Many folks make the assumption that when they set the ISO on their camera that it is actually shooting at this level of ISO sensitivity. This is not necessarily the case. There can be a difference between the Manufacturer-stated ISO (i.e. the ISO setting on your camera) and how the sensor in your camera is actually performing.

Just because your camera says it is shooting at ISO-800 for example, it doesn’t mean that’s actually how the sensor in your camera is performing.

Let’s have another look at DxOMARK test data in terms of the 5 cameras noted above and see how their Manufacturer-stated ISOs compare with each camera’s actual measured ISO. NOTE: click on image to enlarge.

manufacturer vs measured ISO

From a practical perspective the vast majority of photographers would not even notice these differences between manufacturer-stated ISO and measured ISO. Where it could become an issue is when shooting video with more than one camera, and the photographer is using all manual settings including ISO. Under identical manual settings the exposures could look sufficiently different between cameras to require some work in post production to correct the exposures so that they match one another.
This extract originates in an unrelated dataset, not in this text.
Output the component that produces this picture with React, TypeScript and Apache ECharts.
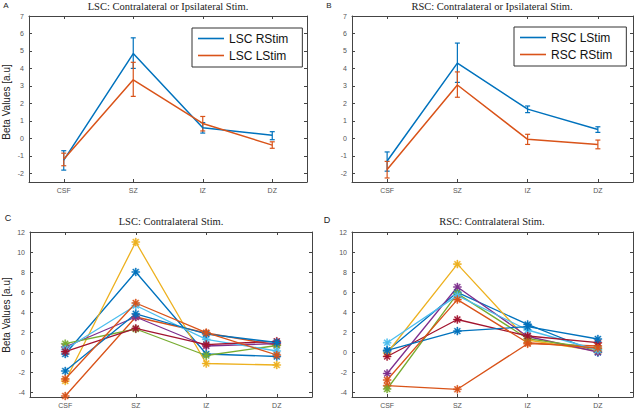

Understanding how ISO sensitivity settings can affect exposure settings and image quality is important for all photographers. Since there is a trade-off in terms of reduced dynamic range and colour depth, as well as the risk of more noise in images when higher ISO settings are used, photographers should use the lowest possible ISO settings whenever possible.